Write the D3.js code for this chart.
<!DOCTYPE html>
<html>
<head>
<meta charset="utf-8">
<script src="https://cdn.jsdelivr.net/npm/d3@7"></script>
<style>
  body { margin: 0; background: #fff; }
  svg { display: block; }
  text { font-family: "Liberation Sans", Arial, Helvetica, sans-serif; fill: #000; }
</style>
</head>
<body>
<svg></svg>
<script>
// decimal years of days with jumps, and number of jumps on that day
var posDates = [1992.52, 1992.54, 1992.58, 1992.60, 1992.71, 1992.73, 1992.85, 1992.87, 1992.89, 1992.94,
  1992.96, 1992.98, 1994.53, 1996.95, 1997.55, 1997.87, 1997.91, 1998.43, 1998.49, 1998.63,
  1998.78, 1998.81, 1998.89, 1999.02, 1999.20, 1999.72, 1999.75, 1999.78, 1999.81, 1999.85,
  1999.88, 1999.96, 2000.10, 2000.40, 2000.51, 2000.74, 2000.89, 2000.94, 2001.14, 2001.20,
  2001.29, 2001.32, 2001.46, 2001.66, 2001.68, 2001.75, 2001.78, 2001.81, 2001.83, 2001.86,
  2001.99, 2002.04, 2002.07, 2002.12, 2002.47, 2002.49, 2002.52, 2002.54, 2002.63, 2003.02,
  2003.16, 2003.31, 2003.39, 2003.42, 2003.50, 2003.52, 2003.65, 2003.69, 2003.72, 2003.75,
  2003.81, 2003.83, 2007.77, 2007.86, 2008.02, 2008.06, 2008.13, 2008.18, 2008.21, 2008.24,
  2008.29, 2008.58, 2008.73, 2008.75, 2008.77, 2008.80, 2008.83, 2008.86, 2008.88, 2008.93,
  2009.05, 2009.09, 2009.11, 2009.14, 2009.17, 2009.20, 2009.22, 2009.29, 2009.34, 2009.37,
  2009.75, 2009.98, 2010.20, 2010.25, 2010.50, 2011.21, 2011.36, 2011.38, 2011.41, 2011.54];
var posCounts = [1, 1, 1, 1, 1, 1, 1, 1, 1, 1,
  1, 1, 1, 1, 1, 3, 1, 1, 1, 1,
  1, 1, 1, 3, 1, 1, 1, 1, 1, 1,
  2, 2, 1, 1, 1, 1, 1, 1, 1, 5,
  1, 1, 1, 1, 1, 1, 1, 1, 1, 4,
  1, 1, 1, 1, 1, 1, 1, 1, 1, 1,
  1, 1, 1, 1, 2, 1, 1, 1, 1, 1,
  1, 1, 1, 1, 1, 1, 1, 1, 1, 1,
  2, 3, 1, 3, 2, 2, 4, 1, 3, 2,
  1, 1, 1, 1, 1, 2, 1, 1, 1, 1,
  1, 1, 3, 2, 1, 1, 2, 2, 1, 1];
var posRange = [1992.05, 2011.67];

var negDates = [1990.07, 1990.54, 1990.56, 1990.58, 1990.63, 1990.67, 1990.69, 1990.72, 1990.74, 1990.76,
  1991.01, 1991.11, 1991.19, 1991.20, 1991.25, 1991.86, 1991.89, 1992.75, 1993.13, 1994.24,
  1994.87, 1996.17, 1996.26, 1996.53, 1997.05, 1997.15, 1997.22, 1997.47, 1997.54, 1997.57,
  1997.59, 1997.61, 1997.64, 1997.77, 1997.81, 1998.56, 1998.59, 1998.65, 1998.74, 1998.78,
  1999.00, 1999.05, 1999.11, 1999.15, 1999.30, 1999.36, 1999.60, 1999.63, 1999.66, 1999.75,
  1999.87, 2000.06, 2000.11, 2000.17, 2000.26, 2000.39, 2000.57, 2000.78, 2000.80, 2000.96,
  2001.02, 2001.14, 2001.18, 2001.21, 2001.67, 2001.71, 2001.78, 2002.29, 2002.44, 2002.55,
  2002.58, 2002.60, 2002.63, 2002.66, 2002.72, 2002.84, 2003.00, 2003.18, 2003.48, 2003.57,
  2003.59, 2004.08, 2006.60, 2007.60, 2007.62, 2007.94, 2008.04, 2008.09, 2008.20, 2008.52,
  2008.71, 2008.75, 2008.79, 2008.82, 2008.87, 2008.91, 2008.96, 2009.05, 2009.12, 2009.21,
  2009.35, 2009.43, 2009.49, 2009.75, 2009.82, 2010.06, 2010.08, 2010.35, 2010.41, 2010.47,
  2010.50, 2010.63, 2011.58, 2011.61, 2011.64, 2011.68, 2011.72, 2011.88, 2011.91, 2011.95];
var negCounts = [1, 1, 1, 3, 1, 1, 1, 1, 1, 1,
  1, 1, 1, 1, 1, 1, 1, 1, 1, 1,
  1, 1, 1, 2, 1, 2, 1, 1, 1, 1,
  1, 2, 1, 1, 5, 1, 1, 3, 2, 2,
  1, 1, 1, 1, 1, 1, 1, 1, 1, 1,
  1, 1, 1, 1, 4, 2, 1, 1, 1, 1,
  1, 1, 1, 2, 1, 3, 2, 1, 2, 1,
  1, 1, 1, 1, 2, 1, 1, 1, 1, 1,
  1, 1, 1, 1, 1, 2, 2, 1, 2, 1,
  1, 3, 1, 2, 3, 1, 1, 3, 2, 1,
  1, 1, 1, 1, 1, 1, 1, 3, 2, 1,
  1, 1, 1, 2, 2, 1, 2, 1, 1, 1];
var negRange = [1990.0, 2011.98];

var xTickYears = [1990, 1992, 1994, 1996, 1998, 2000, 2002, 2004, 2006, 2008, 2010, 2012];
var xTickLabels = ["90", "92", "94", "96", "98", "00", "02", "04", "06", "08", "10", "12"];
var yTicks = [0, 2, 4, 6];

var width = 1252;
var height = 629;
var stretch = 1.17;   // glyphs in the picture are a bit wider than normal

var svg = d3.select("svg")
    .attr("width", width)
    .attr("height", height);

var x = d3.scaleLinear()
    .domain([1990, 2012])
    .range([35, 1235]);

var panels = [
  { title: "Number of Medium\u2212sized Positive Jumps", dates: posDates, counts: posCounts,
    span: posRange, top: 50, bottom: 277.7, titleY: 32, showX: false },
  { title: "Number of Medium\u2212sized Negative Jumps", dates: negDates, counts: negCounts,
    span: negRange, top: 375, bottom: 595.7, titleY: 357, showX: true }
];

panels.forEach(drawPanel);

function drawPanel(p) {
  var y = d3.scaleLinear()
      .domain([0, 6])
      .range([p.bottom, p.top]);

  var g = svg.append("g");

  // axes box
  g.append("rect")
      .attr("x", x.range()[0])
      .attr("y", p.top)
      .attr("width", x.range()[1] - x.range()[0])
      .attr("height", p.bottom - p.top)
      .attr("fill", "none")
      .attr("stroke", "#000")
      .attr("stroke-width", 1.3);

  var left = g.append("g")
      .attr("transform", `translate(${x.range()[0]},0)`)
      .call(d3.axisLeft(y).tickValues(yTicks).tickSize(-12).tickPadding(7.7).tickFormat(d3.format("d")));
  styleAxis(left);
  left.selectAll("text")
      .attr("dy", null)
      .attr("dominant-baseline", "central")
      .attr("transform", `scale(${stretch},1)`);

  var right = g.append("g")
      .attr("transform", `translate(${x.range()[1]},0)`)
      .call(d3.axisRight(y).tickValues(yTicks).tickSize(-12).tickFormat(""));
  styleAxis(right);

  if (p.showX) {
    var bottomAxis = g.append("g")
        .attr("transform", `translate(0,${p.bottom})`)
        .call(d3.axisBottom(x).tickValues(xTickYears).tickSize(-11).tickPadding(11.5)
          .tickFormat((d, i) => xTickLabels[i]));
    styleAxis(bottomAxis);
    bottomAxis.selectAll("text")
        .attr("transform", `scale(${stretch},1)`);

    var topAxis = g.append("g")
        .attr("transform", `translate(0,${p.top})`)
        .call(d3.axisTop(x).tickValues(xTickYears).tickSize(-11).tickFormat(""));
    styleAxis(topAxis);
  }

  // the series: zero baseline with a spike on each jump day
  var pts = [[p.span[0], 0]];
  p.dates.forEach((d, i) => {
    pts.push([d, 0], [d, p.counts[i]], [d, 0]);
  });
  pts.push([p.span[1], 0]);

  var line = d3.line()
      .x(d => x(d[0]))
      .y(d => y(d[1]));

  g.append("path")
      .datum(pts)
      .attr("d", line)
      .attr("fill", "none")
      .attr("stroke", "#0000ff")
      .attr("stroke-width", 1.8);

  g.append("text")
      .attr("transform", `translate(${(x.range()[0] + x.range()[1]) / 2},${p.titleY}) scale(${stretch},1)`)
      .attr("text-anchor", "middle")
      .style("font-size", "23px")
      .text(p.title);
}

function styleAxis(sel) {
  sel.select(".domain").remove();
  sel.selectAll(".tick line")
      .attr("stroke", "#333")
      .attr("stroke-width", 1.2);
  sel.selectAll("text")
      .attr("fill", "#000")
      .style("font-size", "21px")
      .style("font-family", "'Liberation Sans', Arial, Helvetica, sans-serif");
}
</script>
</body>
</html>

--

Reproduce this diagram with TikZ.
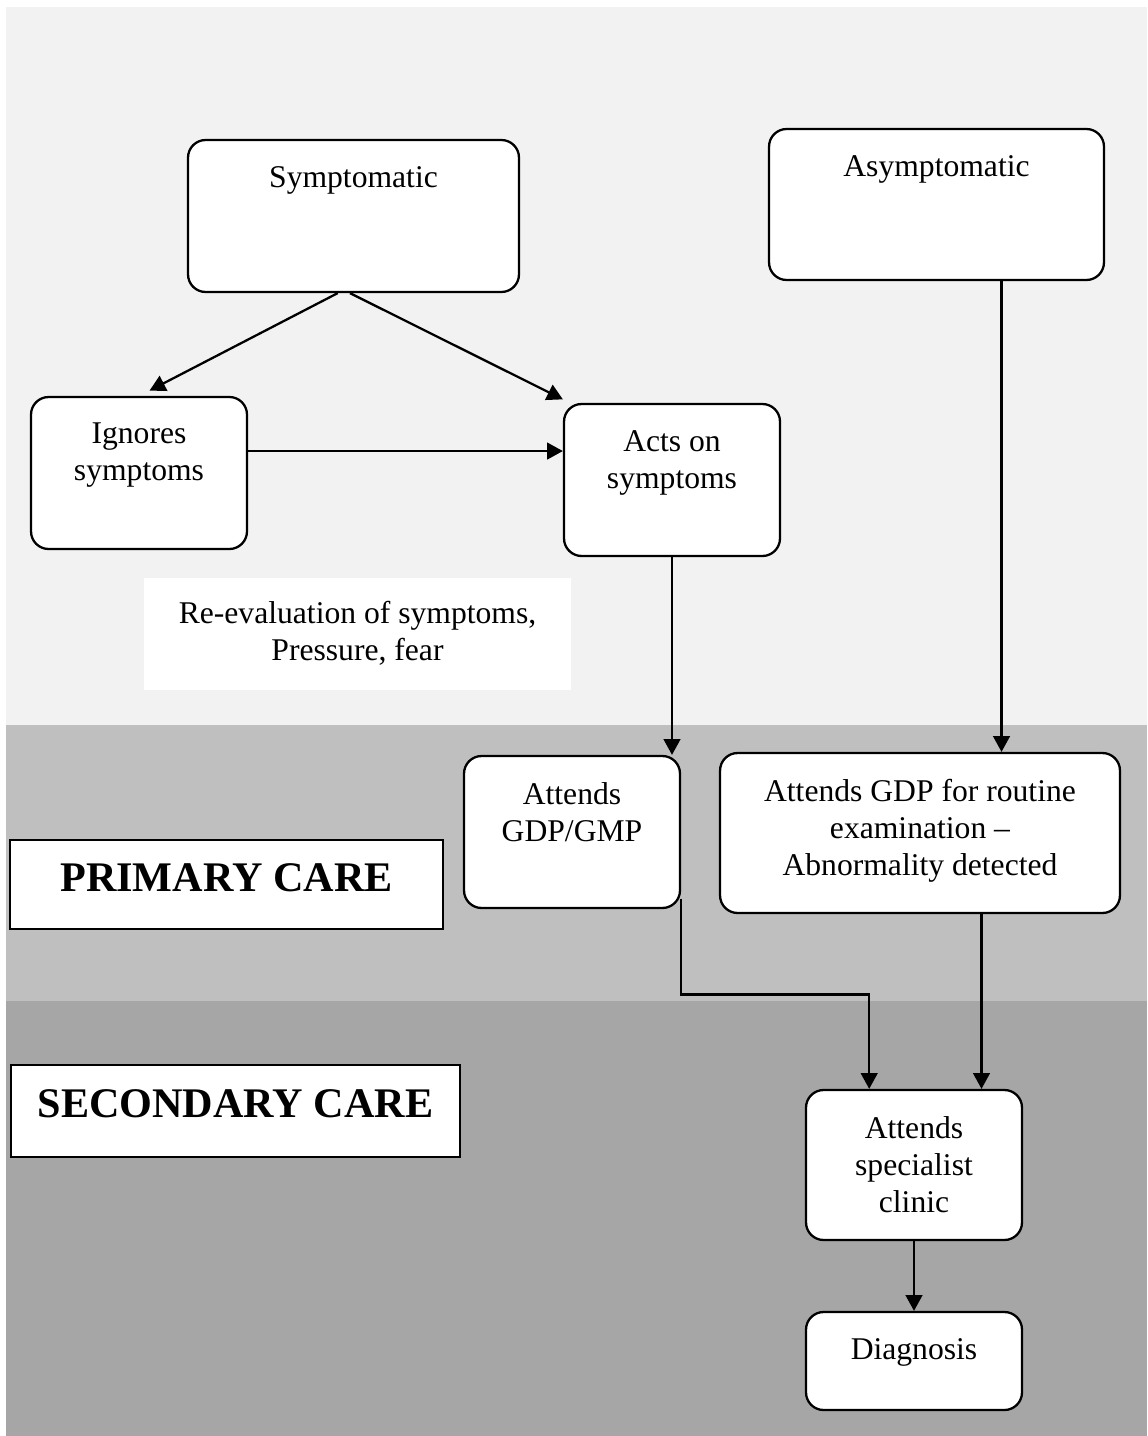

#### Task details:
Select every line in the material above where the string "this" occurs, and copy it.

#### Task result:
Write the D3.js code for this chart.
Reproduce this diagram with TikZ.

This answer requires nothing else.